### Stated exercise
Return the material exactly as supplied, apart from the pictures, which are omitted.

### Dataset excerpt
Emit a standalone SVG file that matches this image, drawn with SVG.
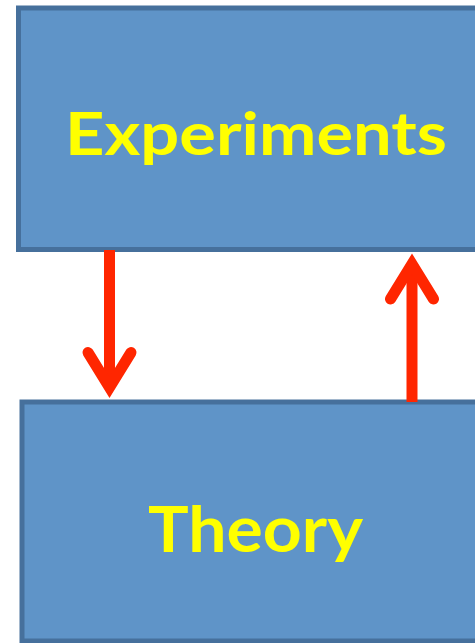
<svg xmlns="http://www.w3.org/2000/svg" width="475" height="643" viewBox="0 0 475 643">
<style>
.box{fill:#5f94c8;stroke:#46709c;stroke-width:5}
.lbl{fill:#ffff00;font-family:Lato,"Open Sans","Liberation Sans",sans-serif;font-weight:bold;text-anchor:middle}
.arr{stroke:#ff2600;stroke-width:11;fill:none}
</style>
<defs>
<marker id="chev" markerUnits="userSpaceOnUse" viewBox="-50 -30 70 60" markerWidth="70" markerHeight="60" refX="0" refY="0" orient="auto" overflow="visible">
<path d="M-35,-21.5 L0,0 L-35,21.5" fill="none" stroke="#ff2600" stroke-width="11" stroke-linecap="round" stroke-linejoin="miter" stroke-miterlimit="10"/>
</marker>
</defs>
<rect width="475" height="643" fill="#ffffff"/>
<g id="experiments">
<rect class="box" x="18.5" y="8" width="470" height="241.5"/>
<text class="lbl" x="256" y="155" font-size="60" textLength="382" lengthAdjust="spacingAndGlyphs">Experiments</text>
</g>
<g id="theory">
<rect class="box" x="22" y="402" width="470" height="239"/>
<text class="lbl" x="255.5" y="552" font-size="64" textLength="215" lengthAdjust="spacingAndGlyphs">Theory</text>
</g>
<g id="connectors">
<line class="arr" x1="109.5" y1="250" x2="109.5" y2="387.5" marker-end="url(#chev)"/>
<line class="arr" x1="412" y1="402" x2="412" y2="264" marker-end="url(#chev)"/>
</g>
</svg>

### Output of the task
Emit a standalone SVG file that matches this image, drawn with SVG.
<svg xmlns="http://www.w3.org/2000/svg" width="475" height="643" viewBox="0 0 475 643">
<style>
.box{fill:#5f94c8;stroke:#46709c;stroke-width:5}
.lbl{fill:#ffff00;font-family:Lato,"Open Sans","Liberation Sans",sans-serif;font-weight:bold;text-anchor:middle}
.arr{stroke:#ff2600;stroke-width:11;fill:none}
</style>
<defs>
<marker id="chev" markerUnits="userSpaceOnUse" viewBox="-50 -30 70 60" markerWidth="70" markerHeight="60" refX="0" refY="0" orient="auto" overflow="visible">
<path d="M-35,-21.5 L0,0 L-35,21.5" fill="none" stroke="#ff2600" stroke-width="11" stroke-linecap="round" stroke-linejoin="miter" stroke-miterlimit="10"/>
</marker>
</defs>
<rect width="475" height="643" fill="#ffffff"/>
<g id="experiments">
<rect class="box" x="18.5" y="8" width="470" height="241.5"/>
<text class="lbl" x="256" y="155" font-size="60" textLength="382" lengthAdjust="spacingAndGlyphs">Experiments</text>
</g>
<g id="theory">
<rect class="box" x="22" y="402" width="470" height="239"/>
<text class="lbl" x="255.5" y="552" font-size="64" textLength="215" lengthAdjust="spacingAndGlyphs">Theory</text>
</g>
<g id="connectors">
<line class="arr" x1="109.5" y1="250" x2="109.5" y2="387.5" marker-end="url(#chev)"/>
<line class="arr" x1="412" y1="402" x2="412" y2="264" marker-end="url(#chev)"/>
</g>
</svg>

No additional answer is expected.